→ PROMPT: Pick out every line with the word "this" and copy it.

→ EXCERPTED DATA:

########################################

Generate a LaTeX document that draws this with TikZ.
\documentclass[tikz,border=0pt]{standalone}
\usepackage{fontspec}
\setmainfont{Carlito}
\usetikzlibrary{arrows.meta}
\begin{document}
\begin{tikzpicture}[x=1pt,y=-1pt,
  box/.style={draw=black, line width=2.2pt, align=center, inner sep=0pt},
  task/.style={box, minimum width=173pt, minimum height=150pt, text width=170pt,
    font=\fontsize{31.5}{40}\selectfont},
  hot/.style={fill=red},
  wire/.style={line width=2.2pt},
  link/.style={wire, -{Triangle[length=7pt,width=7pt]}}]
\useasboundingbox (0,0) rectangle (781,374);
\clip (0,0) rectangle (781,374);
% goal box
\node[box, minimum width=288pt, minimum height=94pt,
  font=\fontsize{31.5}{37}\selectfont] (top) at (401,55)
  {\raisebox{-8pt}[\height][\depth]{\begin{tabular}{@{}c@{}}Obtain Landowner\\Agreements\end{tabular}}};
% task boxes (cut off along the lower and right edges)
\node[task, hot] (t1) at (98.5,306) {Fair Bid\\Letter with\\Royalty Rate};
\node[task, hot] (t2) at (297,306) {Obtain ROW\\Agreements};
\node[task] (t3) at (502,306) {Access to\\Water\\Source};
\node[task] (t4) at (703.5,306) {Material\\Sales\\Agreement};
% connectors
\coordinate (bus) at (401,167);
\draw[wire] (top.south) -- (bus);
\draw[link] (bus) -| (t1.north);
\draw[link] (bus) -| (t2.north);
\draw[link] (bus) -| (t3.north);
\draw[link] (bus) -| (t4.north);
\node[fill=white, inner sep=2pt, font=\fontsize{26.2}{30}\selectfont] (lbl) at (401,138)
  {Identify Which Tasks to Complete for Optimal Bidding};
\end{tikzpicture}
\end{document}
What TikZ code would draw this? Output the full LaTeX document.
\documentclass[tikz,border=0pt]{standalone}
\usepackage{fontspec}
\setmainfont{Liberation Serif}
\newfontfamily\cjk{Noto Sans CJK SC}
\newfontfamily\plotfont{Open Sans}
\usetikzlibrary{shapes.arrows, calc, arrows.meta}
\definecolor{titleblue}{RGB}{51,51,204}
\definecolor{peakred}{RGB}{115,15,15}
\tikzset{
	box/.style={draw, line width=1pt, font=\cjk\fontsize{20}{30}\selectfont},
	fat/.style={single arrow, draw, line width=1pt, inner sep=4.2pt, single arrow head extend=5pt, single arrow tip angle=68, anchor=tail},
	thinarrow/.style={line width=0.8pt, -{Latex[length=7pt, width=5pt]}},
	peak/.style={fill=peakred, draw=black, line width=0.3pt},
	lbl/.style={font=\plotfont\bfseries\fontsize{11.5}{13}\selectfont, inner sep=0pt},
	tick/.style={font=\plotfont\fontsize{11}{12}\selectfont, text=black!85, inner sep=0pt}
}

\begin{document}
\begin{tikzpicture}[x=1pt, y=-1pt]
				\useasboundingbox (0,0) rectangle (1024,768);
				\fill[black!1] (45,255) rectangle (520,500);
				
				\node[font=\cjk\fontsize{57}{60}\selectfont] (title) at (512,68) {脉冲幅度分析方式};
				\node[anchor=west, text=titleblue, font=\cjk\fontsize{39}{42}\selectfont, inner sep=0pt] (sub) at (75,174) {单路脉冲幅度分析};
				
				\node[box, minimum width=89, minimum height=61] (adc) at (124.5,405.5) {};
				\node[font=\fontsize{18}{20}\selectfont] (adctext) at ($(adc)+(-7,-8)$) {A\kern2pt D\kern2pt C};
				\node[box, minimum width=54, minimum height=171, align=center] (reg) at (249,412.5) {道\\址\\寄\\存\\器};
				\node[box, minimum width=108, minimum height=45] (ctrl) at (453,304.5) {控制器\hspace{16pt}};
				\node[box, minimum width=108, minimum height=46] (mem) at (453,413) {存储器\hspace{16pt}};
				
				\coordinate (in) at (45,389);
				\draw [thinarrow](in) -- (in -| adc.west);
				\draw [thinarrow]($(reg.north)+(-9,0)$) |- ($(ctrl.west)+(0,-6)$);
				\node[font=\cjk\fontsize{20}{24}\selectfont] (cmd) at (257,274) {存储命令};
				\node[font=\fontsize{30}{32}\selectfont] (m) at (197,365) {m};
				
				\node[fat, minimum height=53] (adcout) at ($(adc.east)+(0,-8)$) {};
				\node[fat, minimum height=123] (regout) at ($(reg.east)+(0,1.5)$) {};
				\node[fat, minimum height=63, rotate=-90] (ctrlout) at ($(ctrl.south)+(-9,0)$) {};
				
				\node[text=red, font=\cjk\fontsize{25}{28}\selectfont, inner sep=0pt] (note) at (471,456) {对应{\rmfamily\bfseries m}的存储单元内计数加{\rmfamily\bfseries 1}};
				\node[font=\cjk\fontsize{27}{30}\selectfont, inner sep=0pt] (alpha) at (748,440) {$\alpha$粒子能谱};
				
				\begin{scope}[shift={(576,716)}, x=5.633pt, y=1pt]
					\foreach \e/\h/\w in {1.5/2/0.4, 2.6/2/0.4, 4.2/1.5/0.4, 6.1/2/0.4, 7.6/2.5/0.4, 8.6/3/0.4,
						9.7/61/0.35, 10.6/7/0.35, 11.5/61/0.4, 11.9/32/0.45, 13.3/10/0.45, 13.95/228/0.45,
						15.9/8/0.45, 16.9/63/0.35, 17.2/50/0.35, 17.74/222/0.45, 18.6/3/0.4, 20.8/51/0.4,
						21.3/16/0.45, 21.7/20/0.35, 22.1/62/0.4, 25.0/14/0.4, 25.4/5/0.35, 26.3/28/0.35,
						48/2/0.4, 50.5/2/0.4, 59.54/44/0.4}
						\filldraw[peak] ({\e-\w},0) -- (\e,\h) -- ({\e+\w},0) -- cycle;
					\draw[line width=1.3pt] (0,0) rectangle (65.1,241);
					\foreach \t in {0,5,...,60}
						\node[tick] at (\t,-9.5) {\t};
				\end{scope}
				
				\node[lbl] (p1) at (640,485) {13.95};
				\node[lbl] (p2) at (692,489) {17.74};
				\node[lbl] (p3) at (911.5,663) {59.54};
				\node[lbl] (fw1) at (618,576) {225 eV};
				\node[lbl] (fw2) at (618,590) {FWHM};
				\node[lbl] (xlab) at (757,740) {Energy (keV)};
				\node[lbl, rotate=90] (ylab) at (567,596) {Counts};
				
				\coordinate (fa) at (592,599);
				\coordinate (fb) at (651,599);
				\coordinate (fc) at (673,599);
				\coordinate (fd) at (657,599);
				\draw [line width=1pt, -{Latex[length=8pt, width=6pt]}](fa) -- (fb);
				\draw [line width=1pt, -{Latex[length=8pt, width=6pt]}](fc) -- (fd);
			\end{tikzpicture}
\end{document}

########################################

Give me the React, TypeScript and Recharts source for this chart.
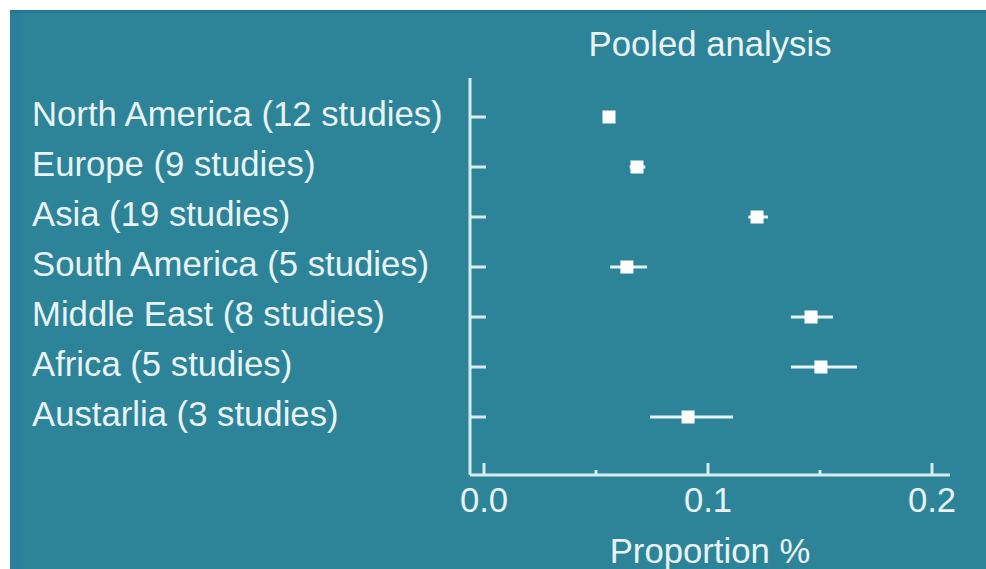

########################################

→ CORRECT RESPONSE:
Generate a LaTeX document that draws this with TikZ.
What TikZ code would draw this? Output the full LaTeX document.
Give me the React, TypeScript and Recharts source for this chart.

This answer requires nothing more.